Question

What is the formula for finding the magnetic field strength outside a solenoid of finite length (also, not on the axis of the solenoid but perpendicular to this axis)?

Answer 1

ampere law

Answer 2

I was under the impression that ampere's law only applied to the inside of the solenoid because of the uniform field.

Answer 3

there is no magnetic field outside of the solonoid

Answer 4

There is a magnetic field outside if the solenoid is finite length...

Answer 5

ah, I see

Answer 6

aka non-ideal

Answer 7

I don't know about non-ideal case

Answer 8

I would think you should just use integration if you know length distance and all just take an element dx at a distance x from the perpendicular find field at Thepoint by biot savart law and integrate.

Answer 9

Even if it were of finite length, the magnetic field would be pretty damn small.

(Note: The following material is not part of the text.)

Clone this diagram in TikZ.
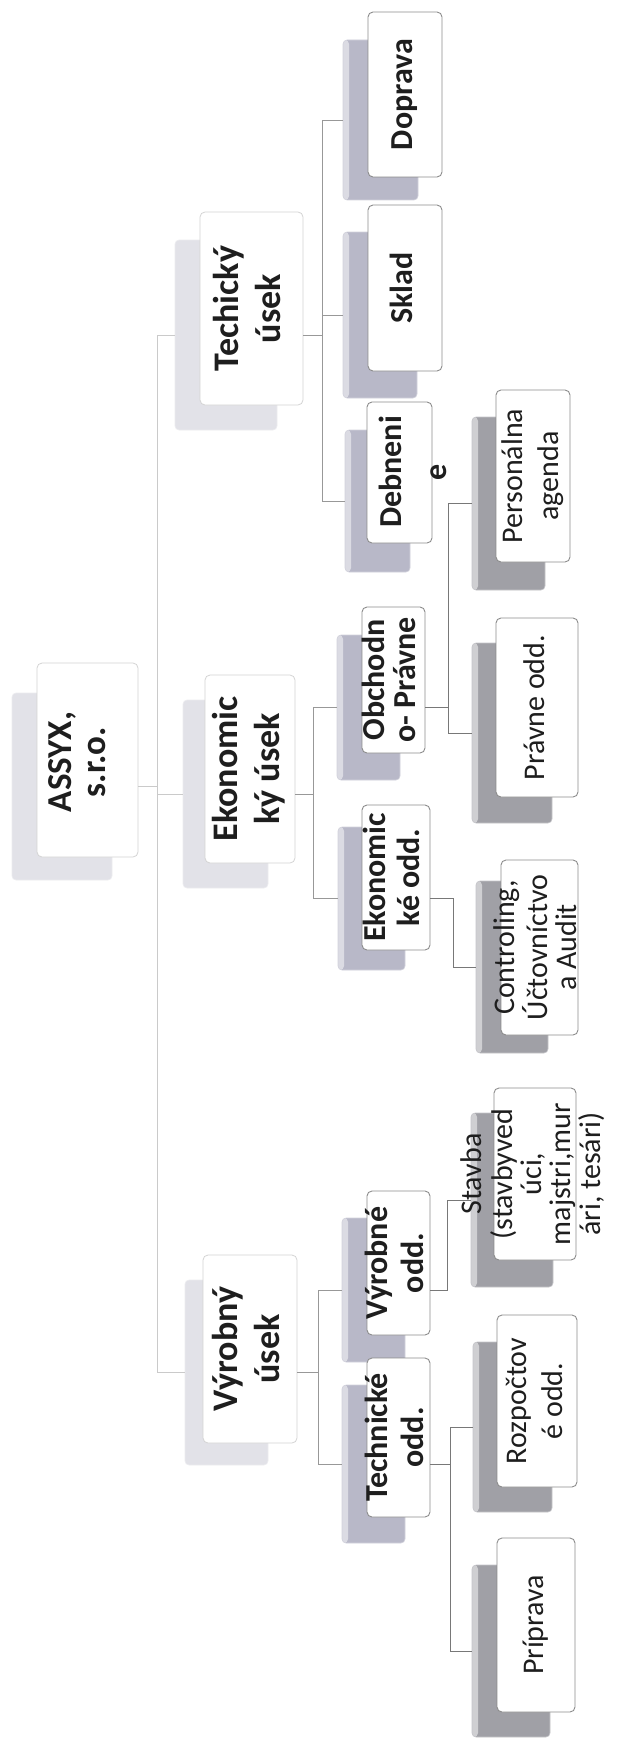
\documentclass[tikz,border=0pt]{standalone}
\usepackage{fontspec}
\setmainfont{Carlito}
\usepackage{graphicx}
\definecolor{shA}{HTML}{E2E2E8}
\definecolor{shAe}{HTML}{EDEDF0}
\definecolor{shB}{HTML}{B8B8C8}
\definecolor{shBe}{HTML}{D2D2DC}
\definecolor{shC}{HTML}{A0A0A6}
\definecolor{shCe}{HTML}{C6C6CA}
\definecolor{bdA}{HTML}{D4D4D4}
\definecolor{bdB}{HTML}{8C8C8C}
\definecolor{cnA}{HTML}{CACACA}
\definecolor{cnB}{HTML}{989898}
\definecolor{cnC}{HTML}{787878}
\definecolor{txA}{HTML}{1E1E1E}
\newcommand\rtx[3]{\rotatebox{90}{\fontsize{#1}{#2}\selectfont\begin{tabular}{@{}c@{}}#3\end{tabular}}}
\newcommand\bxn[6]{%
  \pgfmathsetmacro\myW{#5-#3}\pgfmathsetmacro\myH{#6-#4}%
  \pgfmathsetmacro\myX{(#3+#5)/2}\pgfmathsetmacro\myY{(#4+#6)/2}%
  \node[#1,minimum width=\myW pt,minimum height=\myH pt] (#2) at (\myX,\myY) {};}
\tikzset{
  base/.style={inner sep=0pt, outer sep=0pt},
  hl/.style={path picture={\fill[white,opacity=0.5] (path picture bounding box.south west) rectangle ([xshift=6pt]path picture bounding box.north west);}},
  sh0/.style={base, fill=shA, draw=shAe, line width=0.6pt, rounded corners=4pt},
  sh2/.style={base, fill=shB, draw=shBe, line width=0.6pt, rounded corners=4pt, hl},
  sh3/.style={base, fill=shC, draw=shCe, line width=0.6pt, rounded corners=4pt, hl},
  wb0/.style={base, fill=white, draw=bdA, line width=0.8pt, rounded corners=5pt},
  wb/.style={base, fill=white, draw=bdB, line width=0.9pt, rounded corners=5pt},
  tb/.style={base, font=\bfseries, text=txA},
  tr/.style={base, text=txA},
  cn0/.style={draw=cnA, line width=0.9pt},
  cn1/.style={draw=cnB, line width=0.9pt},
  cn2/.style={draw=cnC, line width=0.9pt},
}
\begin{document}
\begin{tikzpicture}[x=1pt,y=-1pt]
\useasboundingbox[fill=white] (0,0) rectangle (626,1747);
% ---- shadows
\bxn{sh0}{Rs}{12}{693}{112}{880}
\bxn{sh0}{Ts}{175}{240}{277}{430}
\bxn{sh0}{Es}{183}{700}{268}{888}
\bxn{sh0}{Vs}{185}{1280}{268}{1465}
\bxn{sh2}{D1s}{343}{40}{418}{200}
\bxn{sh2}{D2s}{343}{232}{417}{398}
\bxn{sh2}{D3s}{345}{430}{410}{572}
\bxn{sh2}{Os}{337}{635}{400}{780}
\bxn{sh2}{EOs}{338}{827}{405}{970}
\bxn{sh2}{VOs}{342}{1218}{405}{1362}
\bxn{sh2}{TOs}{342}{1385}{405}{1543}
\bxn{sh3}{PAs}{472}{417}{545}{590}
\bxn{sh3}{PRs}{472}{643}{552}{823}
\bxn{sh3}{COs}{476}{881}{548}{1053}
\bxn{sh3}{STs}{471}{1113}{553}{1287}
\bxn{sh3}{ROs}{473}{1342}{552}{1512}
\bxn{sh3}{PPs}{472}{1565}{550}{1737}
% ---- white boxes
\bxn{wb0}{Rw}{37}{663}{138}{857}
\bxn{wb0}{Tw}{200}{212}{303}{405}
\bxn{wb0}{Ew}{205}{675}{295}{863}
\bxn{wb0}{Vw}{203}{1255}{297}{1443}
\bxn{wb}{D1w}{368}{12}{442}{177}
\bxn{wb}{D2w}{368}{205}{442}{371}
\bxn{wb}{D3w}{367}{402}{432}{543}
\bxn{wb}{Ow}{362}{607}{425}{753}
\bxn{wb}{EOw}{362}{805}{430}{950}
\bxn{wb}{VOw}{367}{1191}{430}{1335}
\bxn{wb}{TOw}{367}{1358}{430}{1517}
\bxn{wb}{PAw}{496}{390}{570}{562}
\bxn{wb}{PRw}{496}{618}{578}{797}
\bxn{wb}{COw}{501}{860}{578}{1035}
\bxn{wb}{STw}{494}{1088}{576}{1260}
\bxn{wb}{ROw}{497}{1315}{577}{1487}
\bxn{wb}{PPw}{497}{1538}{575}{1712}
% ---- connectors
\coordinate (b0) at (157,0);
\coordinate (bT) at (322,0);
\coordinate (bE) at (313,0);
\coordinate (bV) at (318,0);
\coordinate (bO) at (448,0);
\coordinate (bEO) at (453,0);
\coordinate (bVO) at (447,0);
\coordinate (bTO) at (450,0);
\draw[cn0] (Rw.east |- Rs.center) -- (b0 |- Rs.center);
\draw[cn0] (Ts.west) -| (b0 |- Vs.west) -- (Vs.west);
\draw[cn0] (b0 |- Es.west) -- (Es.west);
\draw[cn1] (Tw.east |- Ts.center) -- (bT |- Ts.center);
\draw[cn1] (D1s.west) -| (bT |- D3s.west) -- (D3s.west);
\draw[cn1] (bT |- D2s.west) -- (D2s.west);
\draw[cn1] (Ew.east |- Es.center) -- (bE |- Es.center);
\draw[cn1] (Os.west) -| (bE |- EOs.west) -- (EOs.west);
\draw[cn1] (Vw.east |- Vs.center) -- (bV |- Vs.center);
\draw[cn1] (VOs.west) -| (bV |- TOs.west) -- (TOs.west);
\draw[cn2] (Ow.east |- Os.center) -- (bO |- Os.center);
\draw[cn2] (PAs.west) -| (bO |- PRs.west) -- (PRs.west);
\draw[cn2] (EOw.east |- EOs.center) -| (bEO |- COs.west) -- (COs.west);
\draw[cn2] (VOw.east |- VOs.center) -| (bVO |- STs.west) -- (STs.west);
\draw[cn2] (TOw.east |- TOs.center) -- (bTO |- TOs.center);
\draw[cn2] (ROs.west) -| (bTO |- PPs.west) -- (PPs.west);
% ---- texts
\node[tb] (Rt) at (82,762) {\rtx{35}{34}{ASSYX,\\s.r.o.}};
\node[tb] (Tt) at (Tw.center) {\rtx{36}{42}{Techický\\úsek}};
\node[tb] (Et) at (Ew.center) {\rtx{36}{42}{Ekonomic\\ký úsek}};
\node[tb] (Vt) at (Vw.center) {\rtx{36}{42}{Výrobný\\úsek}};
\node[tb] (D1t) at (D1w.center) {\rtx{32}{36}{Doprava}};
\node[tb] (D2t) at (D2w.center) {\rtx{32}{36}{Sklad}};
\node[tb] (D3t) at (415,472) {\rtx{32}{45}{Debneni\\e}};
\node[tb] (Ot) at (Ow.center) {\rtx{32}{30}{Obchodn\\o- Právne}};
\node[tb] (EOt) at (EOw.center) {\rtx{32}{34}{Ekonomic\\ké odd.}};
\node[tb] (VOt) at (VOw.center) {\rtx{32}{36}{Výrobné\\odd.}};
\node[tb] (TOt) at (TOw.center) {\rtx{32}{36}{Technické\\odd.}};
\node[tr] (PAt) at (PAw.center) {\rtx{30}{36}{Personálna\\agenda}};
\node[tr] (PRt) at (PRw.center) {\rtx{30}{36}{Právne odd.}};
\node[tr] (COt) at (COw.center) {\rtx{30}{27}{Controling,\\Účtovníctvo\\a Audit}};
\node[tr] (STt) at (STw.center) {\rtx{30}{28}{Stavba\\(stavbyved\\úci,\\majstri,mur\\ári, tesári)}};
\node[tr] (ROt) at (ROw.center) {\rtx{30}{36}{Rozpočtov\\é odd.}};
\node[tr] (PPt) at (PPw.center) {\rtx{30}{36}{Príprava}};
\end{tikzpicture}
\end{document}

Almost negligible. From wikipedia's infinite wisdom: An intuitive argument can also be used to show that the flux density outside the solenoid is actually zero. Magnetic field lines only exist as loops, they cannot diverge from or converge to a point like electric field lines can (see Gauss's law for magnetism). The magnetic field lines follow the longitudinal path of the solenoid inside, so they must go in the opposite direction outside of the solenoid so that the lines can form a loop. However, the volume outside the solenoid is much greater than the volume inside, so the density of magnetic field lines outside is greatly reduced. Now recall that the field outside is constant. In order for the total number of field lines to be conserved, the field outside must go to zero as the solenoid gets longer.